So can others.

The Partnership for a Green City, a collaboration among Louisville city government, Jefferson County Public Schools and UofL, recognized Owsley with the first Joan Riehm Environmental Leadership Award April 22 at a ceremony in downtown Louisville. Riehm, a former Louisville deputy mayor and a lifelong advocate of environmental and public partnership initiatives, died of cancer in 2008.

Owsley oversees the university’s business, construction and renovation, physical plant, police, parking, transportation, food services and vending operations. The size and scope of his work in sustainability has been “immense,” nominators said.

He “walks the walk,” they said, when it comes to environmental sustainability, one of UofL’s goals in its 2020 Plan.

“The University of Louisville is proud of its innovative approaches to improving sustainability on our campuses,” said UofL President James Ramsey. Larry Owsley has been a tremendous force in driving and overseeing these ‘green’ initiatives.”

Owsley came to UofL in 1983. Since then, he has overseen revitalization of hundreds of acres of brownfields into environmentally safe properties. Papa John’s Cardinal Stadium, Jim Patterson Baseball Stadium and a new student housing complex on the former American Standard property now occupy those sites.

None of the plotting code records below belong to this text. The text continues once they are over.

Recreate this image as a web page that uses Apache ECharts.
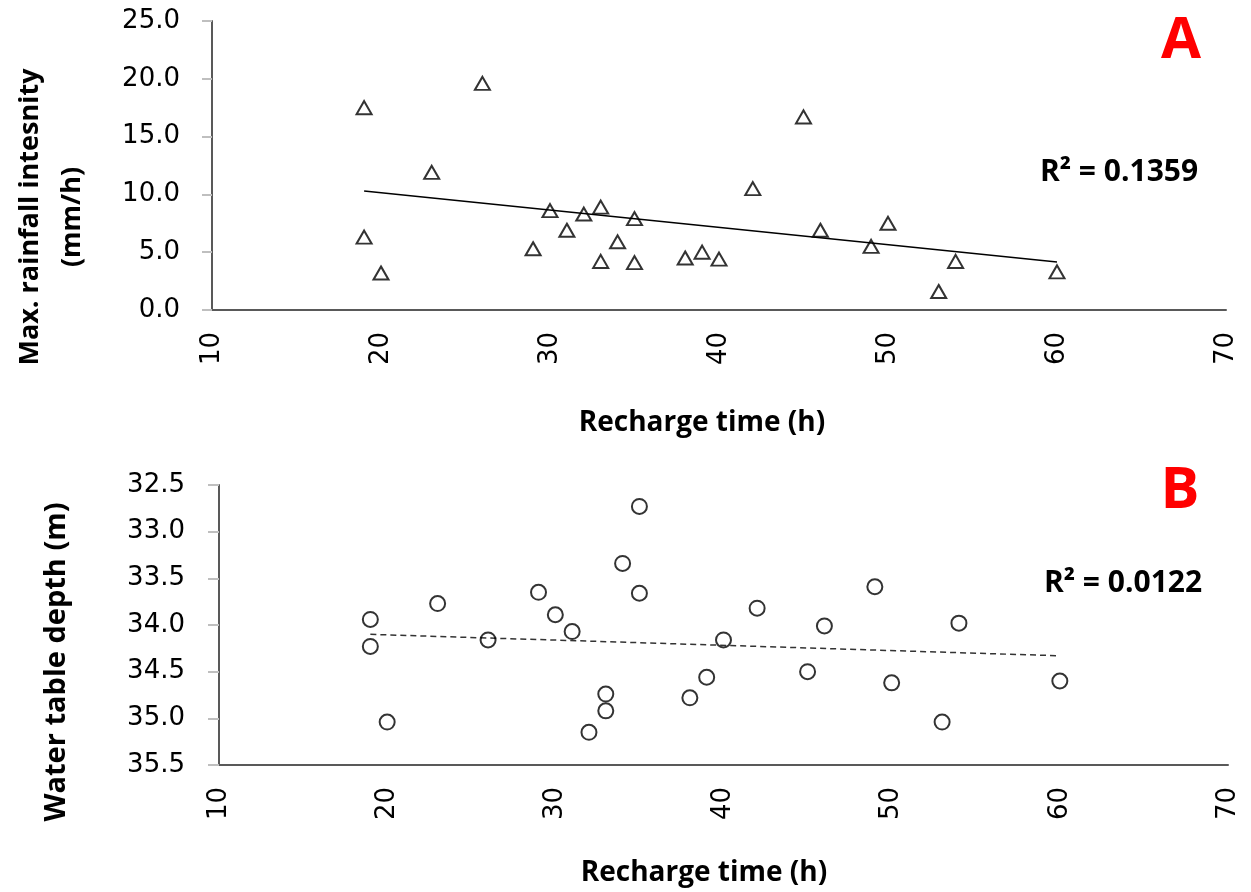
<!DOCTYPE html>
<html>
<head>
<meta charset="utf-8">
<script src="https://cdn.jsdelivr.net/npm/echarts@6/dist/echarts.min.js"></script>
<style>
  html, body { margin: 0; padding: 0; background: #fff; }
  #chart { width: 1251px; height: 892px; }
</style>
</head>
<body>
<div id="chart"></div>
<script>
// ---- Data ----
const rainX = [19, 19, 20, 23, 26, 29, 30, 31, 32, 33, 33, 34, 35, 35, 38, 39, 40, 42, 45, 46, 49, 50, 53, 54, 60];
const rainY = [17.5, 6.3, 3.2, 11.9, 19.6, 5.3, 8.6, 6.9, 8.3, 8.9, 4.2, 5.9, 7.9, 4.1, 4.5, 5.0, 4.4, 10.5, 16.7, 6.9, 5.5, 7.5, 1.6, 4.2, 3.3];
const depthX = [19, 19, 20, 23, 26, 29, 30, 31, 32, 33, 33, 34, 35, 35, 38, 39, 40, 42, 45, 46, 49, 50, 53, 54, 60];
const depthY = [33.94, 34.23, 35.04, 33.77, 34.16, 33.65, 33.89, 34.07, 35.15, 34.74, 34.92, 33.34, 32.73, 33.66, 34.78, 34.56, 34.16, 33.82, 34.50, 34.01, 33.59, 34.62, 35.04, 33.98, 34.60];
const trendAX = [19, 60];
const trendAY = [10.3, 4.15];
const trendBX = [19, 60];
const trendBY = [34.10, 34.33];
const r2A = 'R\u00B2 = 0.1359';
const r2B = 'R\u00B2 = 0.0122';
const xTitle = 'Recharge time (h)';
const yTitleA = 'Max. rainfall intesnity\n(mm/h)';
const yTitleB = 'Water table depth (m)';
const panelA = 'A';
const panelB = 'B';

const pairs = (xs, ys) => xs.map((x, i) => [x, ys[i]]);

const tickFont = { fontFamily: 'DejaVu Sans', fontSize: 26, color: '#000' };
const axisLineStyle = { show: true, lineStyle: { color: '#595959', width: 2 } };

function xAxisCfg(gridIndex) {
  return {
    type: 'value', gridIndex, min: 10, max: 70, interval: 10,
    axisLine: axisLineStyle,
    axisTick: { show: false },
    splitLine: { show: false },
    axisLabel: Object.assign({ rotate: 90, margin: 22 }, tickFont)
  };
}

const chart = echarts.init(document.getElementById('chart'), null, { renderer: 'canvas' });

const titleFont = 'Open Sans';

chart.setOption({
  animation: false,
  backgroundColor: '#ffffff',
  grid: [
    { left: 212, top: 21, width: 1014, height: 289 },
    { left: 219, top: 485, width: 1009, height: 280 }
  ],
  xAxis: [xAxisCfg(0), xAxisCfg(1)],
  yAxis: [
    {
      type: 'value', gridIndex: 0, min: 0, max: 25, interval: 5,
      axisLine: axisLineStyle,
      axisTick: { show: true, length: 10, lineStyle: { color: '#bfbfbf', width: 2 } },
      splitLine: { show: false },
      axisLabel: Object.assign({ margin: 32, formatter: v => v.toFixed(1) }, tickFont)
    },
    {
      type: 'value', gridIndex: 1, min: 32.5, max: 35.5, interval: 0.5, inverse: true,
      axisLine: axisLineStyle,
      axisTick: { show: true, length: 11, lineStyle: { color: '#bfbfbf', width: 2 } },
      splitLine: { show: false },
      axisLabel: Object.assign({ margin: 34, formatter: v => v.toFixed(1) }, tickFont)
    }
  ],
  series: [
    {
      type: 'line', xAxisIndex: 0, yAxisIndex: 0,
      data: pairs(trendAX, trendAY),
      showSymbol: false, symbol: 'none',
      lineStyle: { color: '#000', width: 1.5 }, z: 1
    },
    {
      type: 'scatter', xAxisIndex: 0, yAxisIndex: 0,
      data: pairs(rainX, rainY),
      symbol: 'triangle', symbolSize: [15, 13],
      itemStyle: { color: 'rgba(255,255,255,0)', borderColor: '#000', borderWidth: 2 }, z: 2
    },
    {
      type: 'line', xAxisIndex: 1, yAxisIndex: 1,
      data: pairs(trendBX, trendBY),
      showSymbol: false, symbol: 'none',
      lineStyle: { color: '#333', width: 1.5, type: [6, 4] }, z: 1
    },
    {
      type: 'scatter', xAxisIndex: 1, yAxisIndex: 1,
      data: pairs(depthX, depthY),
      symbol: 'circle', symbolSize: 15,
      itemStyle: { color: 'rgba(255,255,255,0)', borderColor: '#000', borderWidth: 2 }, z: 2
    }
  ],
  graphic: [
    { type: 'text', x: 702, y: 423, style: { text: xTitle, font: 'bold 28px "' + titleFont + '"', fill: '#000', align: 'center', verticalAlign: 'middle' } },
    { type: 'text', x: 704, y: 873, style: { text: xTitle, font: 'bold 28px "' + titleFont + '"', fill: '#000', align: 'center', verticalAlign: 'middle' } },
    { type: 'text', x: 51, y: 217, rotation: Math.PI / 2, style: { text: yTitleA, font: 'bold 27px "' + titleFont + '"', fill: '#000', align: 'center', verticalAlign: 'middle', lineHeight: 42 } },
    { type: 'text', x: 57, y: 662, rotation: Math.PI / 2, style: { text: yTitleB, font: 'bold 29px "' + titleFont + '"', fill: '#000', align: 'center', verticalAlign: 'middle' } },
    { type: 'text', x: 1119, y: 172, style: { text: r2A, font: 'bold 30px "' + titleFont + '"', fill: '#000', align: 'center', verticalAlign: 'middle' } },
    { type: 'text', x: 1123, y: 583, style: { text: r2B, font: 'bold 30px "' + titleFont + '"', fill: '#000', align: 'center', verticalAlign: 'middle' } },
    { type: 'text', x: 1181, y: 41, style: { text: panelA, font: 'bold 58px "' + titleFont + '"', fill: '#ff0000', align: 'center', verticalAlign: 'middle' } },
    { type: 'text', x: 1180, y: 491, style: { text: panelB, font: 'bold 58px "' + titleFont + '"', fill: '#ff0000', align: 'center', verticalAlign: 'middle' } }
  ]
});
</script>
</body>
</html>
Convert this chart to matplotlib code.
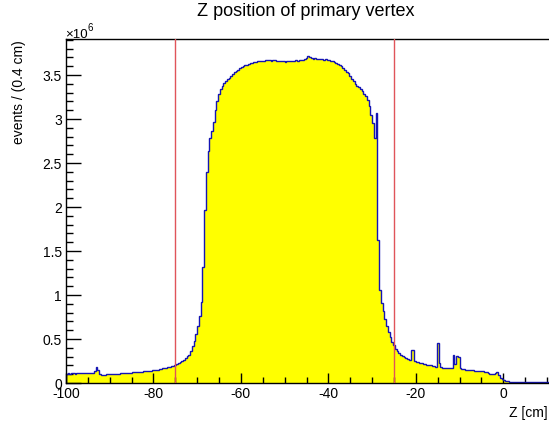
import numpy as np
import matplotlib
matplotlib.use('Agg')
from matplotlib import pyplot as plt
from matplotlib.ticker import MultipleLocator, FuncFormatter

plt.rcParams['font.family'] = ['Liberation Sans', 'DejaVu Sans']

# Z of primary vertex, 0.4 cm bins starting at -100 cm, contents in units of 1e6
bin_width = 0.4
z_start = -100.0
counts_1e6 = [
    # -100 .. -96
    0.108, 0.110, 0.107, 0.109, 0.111, 0.108, 0.110, 0.112, 0.109, 0.111,
    # -96 .. -92
    0.110, 0.112, 0.111, 0.113, 0.112, 0.114, 0.140, 0.185, 0.150, 0.100,
    # -92 .. -88
    0.093, 0.094, 0.096, 0.097, 0.099, 0.100, 0.102, 0.103, 0.105, 0.106,
    # -88 .. -84
    0.108, 0.109, 0.111, 0.112, 0.114, 0.115, 0.117, 0.118, 0.120, 0.121,
    # -84 .. -80
    0.123, 0.125, 0.127, 0.129, 0.131, 0.133, 0.135, 0.138, 0.141, 0.144,
    # -80 .. -76
    0.147, 0.150, 0.153, 0.157, 0.161, 0.165, 0.170, 0.175, 0.180, 0.186,
    # -76 .. -72
    0.192, 0.199, 0.207, 0.216, 0.226, 0.237, 0.250, 0.265, 0.282, 0.302,
    # -72 .. -68
    0.320, 0.360, 0.420, 0.480, 0.560, 0.650, 0.760, 0.920, 1.320, 1.970,
    # -68 .. -64
    2.400, 2.640, 2.790, 2.870, 2.970, 3.100, 3.200, 3.290, 3.340, 3.380,
    # -64 .. -60
    3.410, 3.430, 3.450, 3.470, 3.490, 3.510, 3.530, 3.550, 3.560, 3.580,
    # -60 .. -56
    3.590, 3.600, 3.610, 3.620, 3.630, 3.635, 3.640, 3.645, 3.650, 3.655,
    # -56 .. -52
    3.660, 3.660, 3.665, 3.665, 3.670, 3.670, 3.670, 3.665, 3.670, 3.670,
    # -52 .. -48
    3.665, 3.665, 3.660, 3.660, 3.655, 3.650, 3.655, 3.660, 3.660, 3.665,
    # -48 .. -44
    3.665, 3.670, 3.665, 3.670, 3.675, 3.675, 3.680, 3.695, 3.720, 3.700,
    # -44 .. -40
    3.690, 3.685, 3.690, 3.685, 3.680, 3.685, 3.680, 3.675, 3.680, 3.675,
    # -40 .. -36
    3.670, 3.665, 3.660, 3.650, 3.640, 3.630, 3.620, 3.600, 3.580, 3.560,
    # -36 .. -32
    3.540, 3.520, 3.490, 3.460, 3.430, 3.400, 3.380, 3.360, 3.340, 3.320,
    # -32 .. -28
    3.290, 3.260, 3.220, 3.150, 3.050, 2.950, 2.780, 3.070, 1.620, 1.060,
    # -28 .. -24
    0.910, 0.820, 0.730, 0.650, 0.580, 0.520, 0.470, 0.430, 0.390, 0.360,
    # -24 .. -20
    0.340, 0.320, 0.305, 0.290, 0.280, 0.270, 0.260, 0.375, 0.375, 0.245,
    # -20 .. -16
    0.240, 0.235, 0.230, 0.225, 0.220, 0.215, 0.210, 0.205, 0.200, 0.195,
    # -16 .. -12
    0.190, 0.185, 0.450, 0.230, 0.180, 0.175, 0.175, 0.170, 0.170, 0.165,
    # -12 .. -8
    0.165, 0.320, 0.220, 0.310, 0.300, 0.170, 0.160, 0.155, 0.152, 0.150,
    # -8 .. -4
    0.148, 0.146, 0.144, 0.142, 0.140, 0.138, 0.136, 0.134, 0.132, 0.130,
    # -4 .. 0
    0.120, 0.110, 0.105, 0.100, 0.100, 0.115, 0.120, 0.090, 0.060, 0.040,
    # 0 .. 4
    0.030, 0.022, 0.018, 0.016, 0.015, 0.015, 0.014, 0.014, 0.013, 0.013,
    # 4 .. 8
    0.013, 0.012, 0.012, 0.012, 0.011, 0.011, 0.011, 0.011, 0.010, 0.010,
    # 8 .. 10.8
    0.010, 0.010, 0.010, 0.009, 0.009, 0.009, 0.009,
]
cut_lines = [-75.0, -25.0]
x_range = (-100.0, 10.45)
y_range = (0.0, 3.91)

counts = np.array(counts_1e6)
edges = z_start + bin_width * np.arange(len(counts) + 1)

fig = plt.figure(figsize=(5.49, 4.25), dpi=100)
ax = fig.add_axes([0.1202, 0.0988, 0.8798, 0.8094])

ax.stairs(counts, edges, fill=True, color='#ffff00', zorder=1)
ax.stairs(counts, edges, color='#1414b4', linewidth=1.0, zorder=2)
for zc in cut_lines:
    ax.axvline(zc, color='#e0545a', linewidth=1.0, zorder=3)

ax.set_xlim(*x_range)
ax.set_ylim(*y_range)

ax.xaxis.set_major_locator(MultipleLocator(20))
ax.xaxis.set_minor_locator(MultipleLocator(5))
ax.yaxis.set_major_locator(MultipleLocator(0.5))
ax.yaxis.set_minor_locator(MultipleLocator(0.1))
ax.yaxis.set_major_formatter(FuncFormatter(lambda v, p: '%g' % v))
ax.xaxis.set_major_formatter(FuncFormatter(lambda v, p: '%g' % v))

ax.tick_params(axis='both', which='both', direction='in', labelsize=10,
               width=1.0, color='black', pad=3)
ax.tick_params(axis='y', which='major', length=10.5)
ax.tick_params(axis='y', which='minor', length=5)
ax.tick_params(axis='x', which='major', length=7.5)
ax.tick_params(axis='x', which='minor', length=4)

ax.spines['right'].set_visible(False)
for s in ['left', 'bottom', 'top']:
    ax.spines[s].set_linewidth(1.0)

fig.text(306 / 549, 1 - 11 / 425, 'Z position of primary vertex',
         ha='center', va='center', fontsize=13)
fig.text(548 / 549, 1 - 413 / 425, 'Z [cm]', ha='right', va='center', fontsize=10)
fig.text(19 / 549, 1 - 40 / 425, 'events / (0.4 cm)', rotation=90,
         ha='center', va='top', fontsize=10)
fig.text(65 / 549, 1 - 38 / 425, '\u00d710', ha='left', va='baseline', fontsize=9.5)
fig.text(88 / 549, 1 - 31 / 425, '6', ha='left', va='baseline', fontsize=7)

fig.savefig('out.png', dpi=100)
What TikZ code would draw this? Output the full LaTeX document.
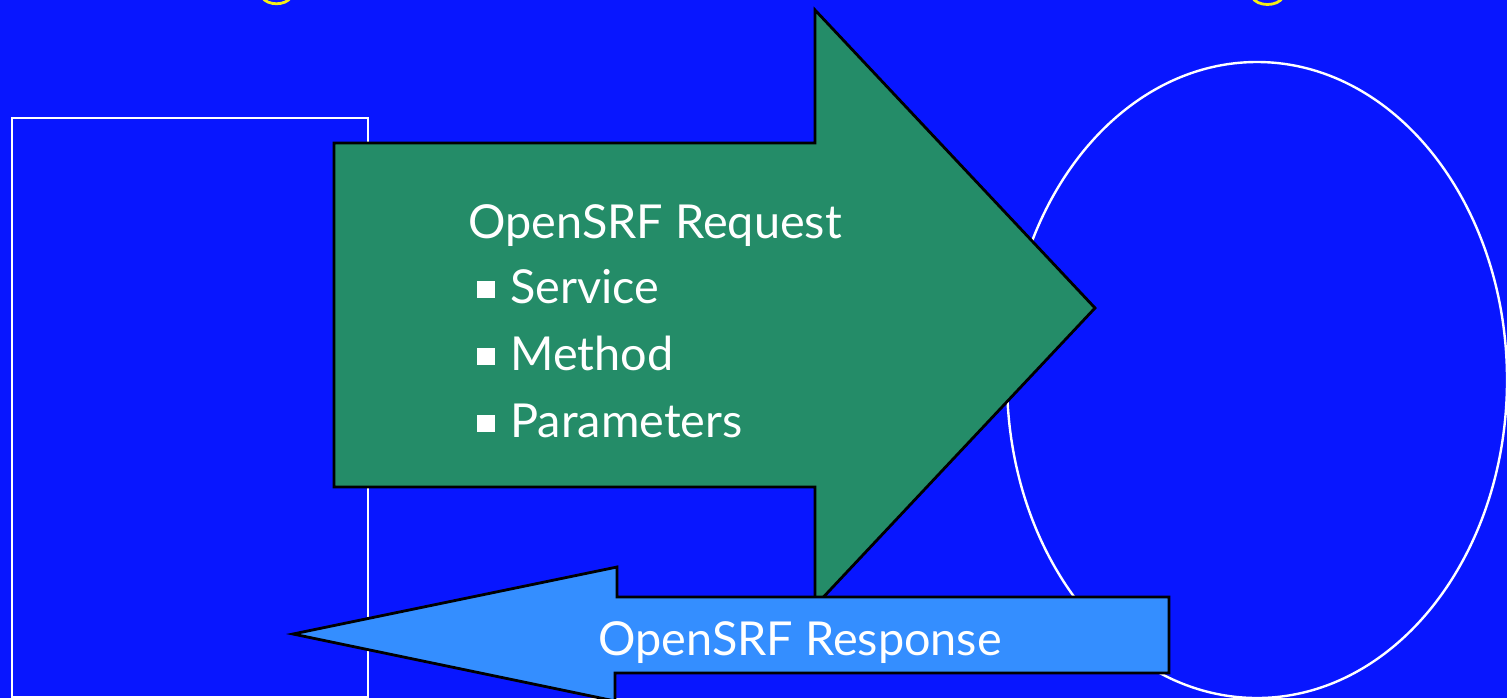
\documentclass[tikz,border=0pt]{standalone}
\usepackage{fontspec}
\setmainfont{Lato}
\definecolor{slideblue}{RGB}{8,22,255}
\definecolor{reqgreen}{RGB}{36,140,104}
\definecolor{respblue}{RGB}{52,142,255}
\definecolor{titleyellow}{RGB}{245,240,20}

\begin{document}
\begin{tikzpicture}[x=0.5pt, y=-0.5pt,
	txt/.style = {text=white, font=\fontsize{23.4}{28}\selectfont, anchor=base west, inner sep=0pt},
	bullet/.style = {txt},
	bigarrow/.style = {draw=black, line width=1.4pt, line join=miter}]
		% Tausta
		\fill[slideblue] (0,0) rectangle (1507,698);
		\useasboundingbox (0,0) rectangle (1507,698);
		\clip (0,0) rectangle (1507,698);
		% Otsikon jaamat
		\draw[titleyellow, line width=1.4pt] (262,-3) .. controls (267,6) and (286,6) .. (291,-3);
		\draw[titleyellow, line width=1.4pt] (1252,-3) .. controls (1257,7) and (1278,7) .. (1283,-3);
		% Asiakas ja palvelin
		\draw[white, line width=1pt] (12,697) -- (12,118) -- (368,118) -- (368,697) -- cycle;
		\draw[white, line width=1.2pt] (1257,380) ellipse (250 and 318);
		% Pyynto
		\filldraw[reqgreen, bigarrow] (334,143) -- (815,143) -- (815,10) -- (1095,308)
			-- (815,606) -- (815,487) -- (334,487) -- cycle;
		% Vastaus
		\filldraw[respblue, bigarrow] (1169,597) -- (617,597) -- (617,567) -- (293,634)
			-- (615,701) -- (615,673) -- (1169,673) -- cycle;
		% Tekstit
		\node[txt] (req) at (468,238) {OpenSRF Request};
		\node[bullet] (service) at (477,303) {\raisebox{2.5pt}{\rule{9pt}{8.5pt}}\hspace{7.5pt}Service};
		\node[bullet] (method) at (477,370) {\raisebox{2.5pt}{\rule{9pt}{8.5pt}}\hspace{7.5pt}Method};
		\node[bullet] (params) at (477,437) {\raisebox{2.5pt}{\rule{9pt}{8.5pt}}\hspace{7.5pt}Parameters};
		\node[txt] (resp) at (598,655) {OpenSRF Response};
\end{tikzpicture}
\end{document}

Nominators also credited Owsley with:

  • Negotiating a contract with TARC that allows UofL students and employees to ride the bus free with a valid university ID, a step that has encouraged thousands of people to use alternative transportation
  • Anchoring efforts at UofL to adopt more sustainable practices in a wide range of university operations from purchasing to food services to single-stream recycling

  • Playing a key part in UofL’s receiving a Gold LEED rating for its new Clinical and Translational Research Building in February

  • Taking a lead role in securing a $21.7 million, 13 ½-year performance contract to make Belknap Campus more energy efficient. The project is expected to reduce UofL’s annual greenhouse gas emissions by 55.5 million pounds, an amount equal to removing 4,000 cars from the road for a year.

“I am certainly pleased with the personal recognition,” Owsley said of receiving the award, “but I am much more pleased that the university’s stewardship commitment and accomplishments are being recognized. It truly has been — and will continue to be — a team effort.”

Owsley also noted that of all the sustainability efforts he has been involved with, the one he is most proud of is “how well our Sustainable Operations Committee has improved in its effectiveness over the past three years. Individuals from across the university — students, faculty and staff — are engaged and are making progress on a monthly basis.”

The Sustainable Operations Committee is one of three committees under UofL’s Sustainability Council charged with improving sustainability on campus. Other committees address incorporating the topic into curriculum and research and the university’s business practices.

The Riehm Award will be presented yearly on Earth Day and includes a $500 cash award. It recognizes a person or group that leads environmental sustainability efforts in the community.